=== Given exercise ===
Gather all lines in the data that hold the string "page".

━━━━━━━━━━

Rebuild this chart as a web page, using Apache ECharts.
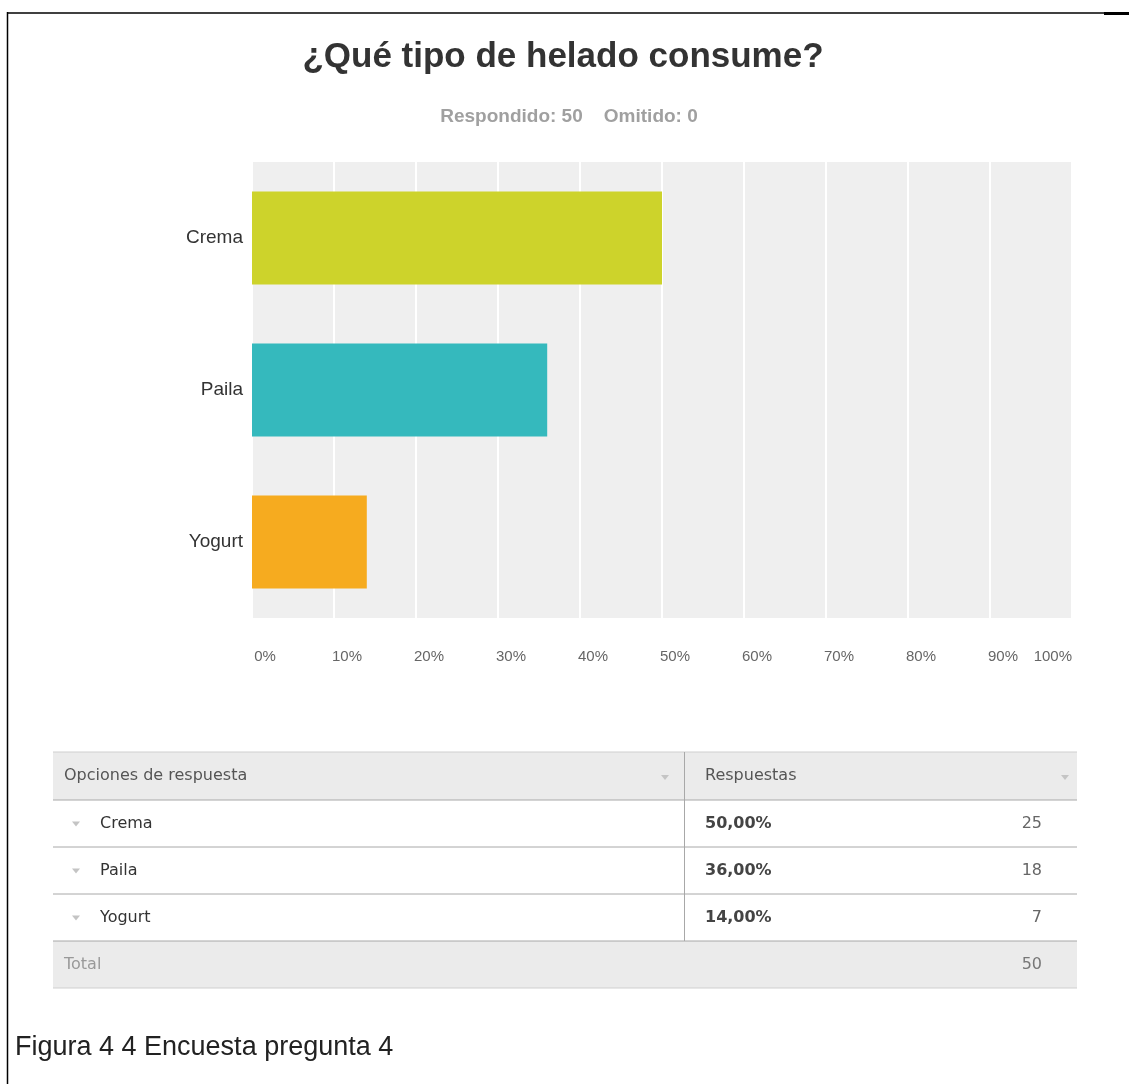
<!DOCTYPE html>
<html>
<head>
<meta charset="utf-8">
<script src="https://cdn.jsdelivr.net/npm/echarts@6/dist/echarts.min.js"></script>
<style>
  html, body { margin: 0; padding: 0; background: #fff; }
  #chart { width: 1129px; height: 1084px; }
</style>
</head>
<body>
<div id="chart"></div>
<script>
// Survey question 4: type of ice cream consumed
const categories = ['Crema', 'Paila', 'Yogurt'];
const percents = [50, 36, 14];
const counts = [25, 18, 7];
const barColors = ['#cdd32b', '#35b9bd', '#f6ab1f'];
const tickLabels = ['0%', '10%', '20%', '30%', '40%', '50%', '60%', '70%', '80%', '90%', '100%'];
const answered = 50;
const skipped = 0;
const totalCount = 50;

const chart = echarts.init(document.getElementById('chart'), null, { renderer: 'canvas' });

// Summary table below the chart
const T = { x0: 53, x1: 1077, xSep: 684, top: 752, rowH: 47, headH: 48 };
const tableFont = '"DejaVu Sans", Verdana, sans-serif';
const graphics = [];

// page frame
graphics.push({ type: 'line', shape: { x1: 7, y1: 13, x2: 1105, y2: 13 }, style: { stroke: '#000', lineWidth: 1.5 } });
graphics.push({ type: 'line', shape: { x1: 1104, y1: 13.5, x2: 1129, y2: 13.5 }, style: { stroke: '#000', lineWidth: 3 } });
graphics.push({ type: 'line', shape: { x1: 7.5, y1: 12, x2: 7.5, y2: 1084 }, style: { stroke: '#000', lineWidth: 1.5 } });

function tri(cx, cy) {
  return { type: 'polygon', shape: { points: [[cx - 4, cy - 2], [cx + 4, cy - 2], [cx, cy + 3]] }, style: { fill: '#c4c4c4' } };
}

// header
const headBottom = T.top + T.headH;
graphics.push({ type: 'rect', shape: { x: T.x0, y: T.top, width: T.x1 - T.x0, height: T.headH }, style: { fill: '#ebebeb' } });
graphics.push({ type: 'text', style: { x: 64, y: T.top + T.headH / 2, text: 'Opciones de respuesta', fill: '#555', font: '16px ' + tableFont, verticalAlign: 'middle' } });
graphics.push({ type: 'text', style: { x: 705, y: T.top + T.headH / 2, text: 'Respuestas', fill: '#555', font: '16px ' + tableFont, verticalAlign: 'middle' } });
graphics.push(tri(665, T.top + T.headH / 2 + 1));
graphics.push(tri(1065, T.top + T.headH / 2 + 1));
graphics.push({ type: 'line', shape: { x1: T.x0, y1: T.top, x2: T.x1, y2: T.top }, style: { stroke: '#cfcfcf', lineWidth: 1 } });

// answer rows
categories.forEach(function (name, i) {
  const y = headBottom + i * T.rowH;
  const cy = y + T.rowH / 2;
  graphics.push({ type: 'line', shape: { x1: T.x0, y1: y, x2: T.x1, y2: y }, style: { stroke: '#a8a8a8', lineWidth: 1 } });
  graphics.push(tri(76, cy));
  graphics.push({ type: 'text', style: { x: 100, y: cy, text: name, fill: '#333', font: '500 16px ' + tableFont, verticalAlign: 'middle' } });
  graphics.push({ type: 'text', style: { x: 705, y: cy, text: percents[i].toFixed(2).replace('.', ',') + '%', fill: '#444', font: 'bold 16px ' + tableFont, verticalAlign: 'middle' } });
  graphics.push({ type: 'text', style: { x: 1042, y: cy, text: String(counts[i]), fill: '#666', font: '16px ' + tableFont, align: 'right', verticalAlign: 'middle' } });
});

// total row
const totTop = headBottom + categories.length * T.rowH;
graphics.push({ type: 'rect', shape: { x: T.x0, y: totTop, width: T.x1 - T.x0, height: T.rowH }, style: { fill: '#ebebeb' } });
graphics.push({ type: 'line', shape: { x1: T.x0, y1: totTop, x2: T.x1, y2: totTop }, style: { stroke: '#a8a8a8', lineWidth: 1 } });
graphics.push({ type: 'line', shape: { x1: T.x0, y1: totTop + T.rowH, x2: T.x1, y2: totTop + T.rowH }, style: { stroke: '#cfcfcf', lineWidth: 1 } });
graphics.push({ type: 'text', style: { x: 64, y: totTop + T.rowH / 2, text: 'Total', fill: '#999', font: '16px ' + tableFont, verticalAlign: 'middle' } });
graphics.push({ type: 'text', style: { x: 1042, y: totTop + T.rowH / 2, text: String(totalCount), fill: '#777', font: '16px ' + tableFont, align: 'right', verticalAlign: 'middle' } });
graphics.push({ type: 'line', shape: { x1: T.xSep + 0.5, y1: T.top, x2: T.xSep + 0.5, y2: totTop }, style: { stroke: '#a8a8a8', lineWidth: 1 } });

// figure caption
graphics.push({ type: 'text', style: { x: 15, y: 1048, text: 'Figura 4 4 Encuesta pregunta 4', fill: '#222', font: '27px "Liberation Sans", Arial, sans-serif', verticalAlign: 'middle' } });

chart.setOption({
  animation: false,
  backgroundColor: '#fff',
  textStyle: { fontFamily: '"Liberation Sans", Arial, sans-serif' },
  title: [
    {
      text: '¿Qué tipo de helado consume?',
      left: 558, top: 35, textAlign: 'center',
      textStyle: { fontSize: 35, fontWeight: 'bold', color: '#333', fontFamily: '"Liberation Sans", Arial, sans-serif' }
    },
    {
      text: 'Respondido: ' + answered + '    Omitido: ' + skipped,
      left: 564, top: 102, textAlign: 'center',
      textStyle: { fontSize: 19, fontWeight: 'bold', color: '#a0a0a0', fontFamily: '"Liberation Sans", Arial, sans-serif' }
    }
  ],
  grid: {
    left: 252, top: 162, width: 820, height: 456,
    show: true, backgroundColor: '#efefef', borderWidth: 0
  },
  xAxis: {
    type: 'value', min: 0, max: 100, interval: 10,
    axisLine: { show: false }, axisTick: { show: false },
    splitLine: { show: true, lineStyle: { color: '#ffffff', width: 2 } },
    axisLabel: {
      formatter: function (v) { return tickLabels[Math.round(v / 10)]; },
      color: '#666', fontSize: 15, margin: 31,
      padding: [0, 0, 0, 26],
      alignMaxLabel: 'right'
    }
  },
  yAxis: {
    type: 'category', data: categories, inverse: true,
    axisLine: { show: false }, axisTick: { show: false },
    axisLabel: { color: '#333', fontSize: 19, margin: 9 }
  },
  series: [{
    type: 'bar',
    barWidth: 93,
    data: percents.map(function (v, i) { return { value: v, itemStyle: { color: barColors[i] } }; }),
    silent: true
  }],
  graphic: graphics
});
</script>
</body>
</html>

━━━━━━━━━━

=== Exercise output ===
Rebuild this chart as a web page, using Apache ECharts.
// page frame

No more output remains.